The trial court is afforded broad discretion in determining the admissibility of demonstrative evidence, such as a photograph, and the admission of such evidence is error only upon a showing of an abuse of discretion. State v. Holtkamp, 588 S.W.2d 183 (Mo.App.1979); State v. Mattingly, 573 S.W.2d 372 (Mo.App.1978); State v. Love, 546 S.W.2d 441, 452 (Mo.App.1976). A photograph, generally speaking, is superior to words as a means of description, State v. Blair, 531 S.W.2d 755 (Mo.App.1975), and it should not be rejected because by presenting an accurate portrayal it tends to be inflammatory. State v. Swenson, 551 S.W.2d 917 (Mo.App.1977); State v. Clark, 494 S.W.2d 26 (Mo. [banc] 1973).

State v, Burnfin, 606 S.W.2d 629, 630 (Mo.1980).

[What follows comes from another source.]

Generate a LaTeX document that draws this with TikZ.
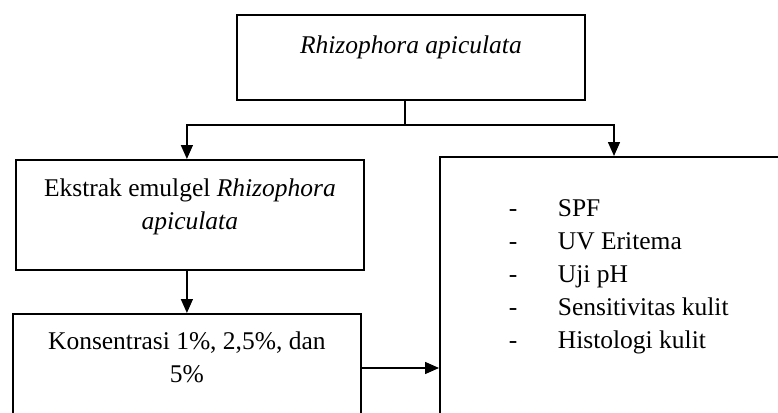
\documentclass[tikz,border=0pt]{standalone}
\usepackage{fontspec}
\setmainfont{Liberation Serif}
\usetikzlibrary{arrows.meta,positioning}

% width, height, first baseline, text
\newcommand{\boxtxt}[4]{\parbox[c][#2][t]{#1}{\centering\rule{0pt}{#3}#4}}
\newcommand{\dashitem}[1]{\makebox[49pt][l]{-}#1}

\begin{document}
\begin{tikzpicture}[x=1pt,y=-1pt,
    box/.style={draw, line width=1.8pt, inner sep=0pt, anchor=north west,
      font=\fontsize{25.5}{32.5}\selectfont},
    con/.style={line width=1.5pt},
    arr/.style={con, -{Triangle[length=14pt,width=12pt]}}]
  \useasboundingbox (0,0) rectangle (778,412);
  \clip (0,0) rectangle (778,412);

  \node[box] (rh) at (236,14) {\boxtxt{348pt}{85pt}{39pt}{\itshape Rhizophora apiculata}};
  \node[box] (ek) at (15,159) {\boxtxt{348pt}{110pt}{37pt}{Ekstrak emulgel \textit{Rhizophora}\\ \textit{apiculata}}};
  \node[box] (ko) at (12,313) {\boxtxt{348pt}{200pt}{36pt}{Konsentrasi 1\%, 2,5\%, dan\\ 5\%}};
  \node[box] (uji) at (439,156) {\parbox[c][300pt][t]{400pt}{\raggedright\leftskip=69pt
      \baselineskip=33pt\rule{0pt}{60pt}\dashitem{SPF}\\
      \dashitem{UV Eritema}\\
      \dashitem{Uji pH}\\
      \dashitem{Sensitivitas kulit}\\
      \dashitem{Histologi kulit}}};

  \coordinate (split) at (405,125);
  \coordinate (k) at ([yshift=-55pt]ko.north east);

  \draw[con] (split |- rh.south) -- (split);
  \draw[arr] (split) -| (ko.north |- ek.north);
  \draw[arr] (split) -| ([xshift=175pt]uji.north west);
  \draw[arr] (ko.north |- ek.south) -- (ko.north);
  \draw[arr] (k) -- (k -| uji.west);
\end{tikzpicture}
\end{document}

State’s Exhibit No. 10 depicts the nature, location and degree of the injury inflicted on the victim. Insofar as the photograph may be shocking or gruesome, it is because the crime is of that sort. “[G]ruesome crimes produce gruesome, yet probative, photographs.” State v. Feltrop, 803 S.W.2d 1, 11 (Mo. banc), cert. denied, 501 U.S. 1262, 111 S.Ct. 2918, 115 L.Ed.2d 1081 (1991). Point V is denied. The judgment is affirmed.

SHRUM and MONTGOMERY, JJ., concur.

. References to statutes are to RSMo 1994.

. See Miranda v. Arizona, 384 U.S. 436, 475-76, 86 S.Ct. 1602, 16 L.Ed.2d 694 (1966).

. Rule 110.05(5) of the Rules of Practice and Procedure in Juvenile Court provides, "Custodian includes parent, guardian of the person, and any person having legal or actual custody of a juvenile.”

. Defendant concedes that the issue raised in Point II was not preserved for appellate review because it was not raised at trial or in his motion for new trial. See State v. Guidorzi, 895 S.W.2d 225, 228 (Mo.App.1995). He requests plain error review as permitted by Rule 30.20.

. As with respect to the issue in Point II, this claim was not perfected for appellate review and is, therefore, considered only for plain error as permitted by Rule 30.20.